Accade talvolta, in questi ultimi tempi, di veder rappresentata in televisione qualche storia, diciamo "piccante", che ha per protagonista un prete.
Anche quando non c’è reato, c’è pur sempre il peccato che provoca in chi vede e ascolta imbarazzo, sdegno, sofferenza. A voler dare risalto a simili tristi storie, non penso sia solo una certa cultura anticlericale nostrana, che pur mantiene la sua valenza. Credo sia un dovere di tutti fare uno sforzo e leggervi anche il grido di dolore e di angoscia di tanta gente di buona volontà e di tanti cattolici onesti e sinceri, preoccupati per la loro Chiesa.
Certo, non sempre questo modo di agire è il migliore. È bene che i fatti – e i misfatti – siano affrontati con serenità e competenza nelle giuste sedi. Però. Il Signore, nel quale crediamo, sempre parla alla sua Chiesa e nei modi più impensati. Che cosa, dunque, ci impedisce di credere che ci voglia parlare anche attraverso qualche trasmissione televisiva che pur ci fa soffrire? È come se tanta gente ci volesse ricordare come, in un mondo che scade sempre di più nel relativismo, anche e soprattutto morale, la Chiesa fondata sulla roccia di Cristo rivesta un’importanza fondamentale. A essa guardano non solo i suoi figli, ma anche tanti che magari sono ancora sulla soglia, nel cortile o più lontano ancora.
Troppo prezioso è lo scrigno di verità e di carità che essa custodisce; troppo alto, nobile, importante è il suo magistero per l’intera umanità. Per preservarlo, allora, occorre fare di tutto.

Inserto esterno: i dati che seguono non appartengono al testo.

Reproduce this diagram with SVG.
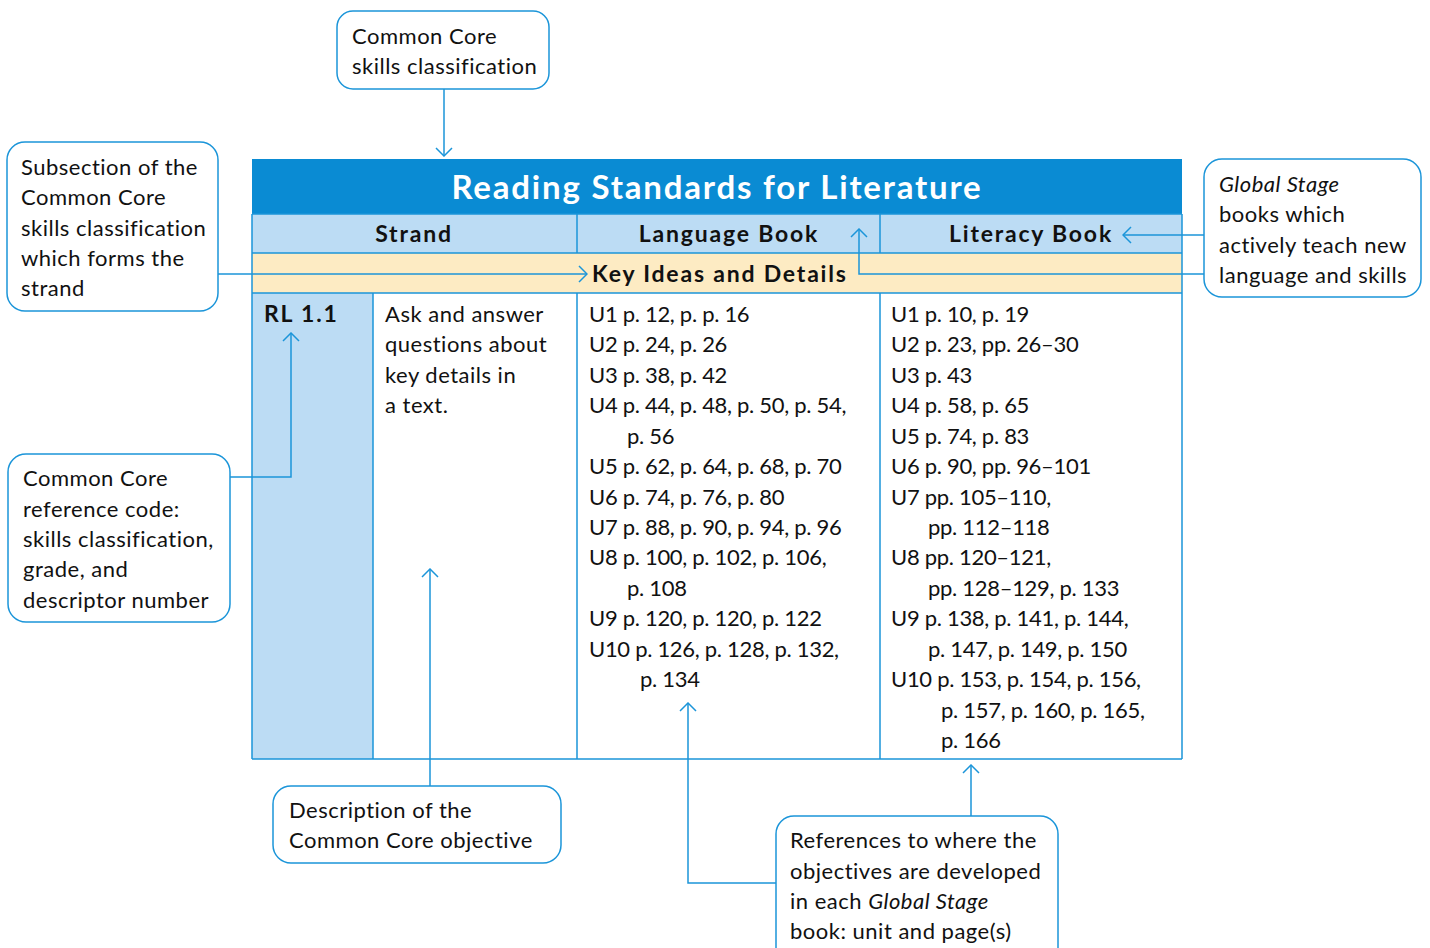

Anche dire con franchezza a qualche prete, con problemi di castità, che probabilmente ci fu un errore nel discernere la vocazione, e aiutarlo serenamente a intraprendere la propria strada senza fare danni a se stesso e agli altri.
Non riesco a sentirmi offeso da chi porta in televisione certi fatti incresciosi, ma solo addolorato. Sempre unisco il mio dolore quello di chi è stato tradito, del vescovo e del presbiterio del prete di cui si parla. Mi unisco al dolore del Santo Padre e di nostro Signore Gesù Cristo.
Rivado con la mente ai santi che hanno sempre avuto a cuore e pregato per i sacerdoti e per la loro vocazione, ben sapendo che essi hanno tra le mani un tesoro capace da solo di soddisfare tutta la sete di felicità e di senso presenti in questo nostro mondo. L’ideale è alto.
Troppo alto. Che faremo? Lo elimineremo perché non riusciamo a raggiungerlo? Abbasseremo il prezzo della vigna per avere più acquirenti? Ma la vigna non è nostra. E poi il problema sarebbe solamente spostato, non risolto. L’uomo è nato per fare cose grandi. Per essere un campione, cioè un santo.
Bisogna puntare in alto. Non c’è gusto per un alpinista impegnarsi a scalare una collina. Non è mai detto abbastanza: non è il celibato a creare problemi al prete così come non è il vincolo matrimoniale a rovinare la relazione tra due veri innamorati. È questione di amore. L’amore basta a se stesso. Solo chi ama è felice e sa donare gioia. L’amore vero pretende di essere totale. Si diventa preti soltanto perché si è innamorati di Gesù. È con lui che si desidera rimanere, cuore a cuore. Poi viene la disciplina, l’esercizio delle virtù, lo stile di vita. Tutto il resto, anche l’amore per i fratelli e l’apostolato, è irradiazione, conseguenza, perché l’amore vero si diffonde. Se no si rischia grosso.
Quando dopo una giornata in cui ti sei speso completamente per gli altri, ti accorgi di non aver ottenuto i risultati sperati ma solo lamenti e rampogne; quando ti aspetti un pizzico di riconoscenza che proprio non arriva; quando ti senti solo e incompreso, può anche capitare di cedere allo scoraggiamento. È allora che la creatura alla quale liberamente rinunciasti per meglio servire e amare, può insediarsi in un angolo che non le compete e che non è più tuo. È allora che si corre il rischio di smarrire la strada maestra per inoltrarsi per sentieri che non ci è dato di percorrere.
Può capitare, sì, ma solo quando Gesù, al quale abbiamo donato la volontà, l’intelletto, il cuore non occupa più il primissimo posto nella nostra vita di preti.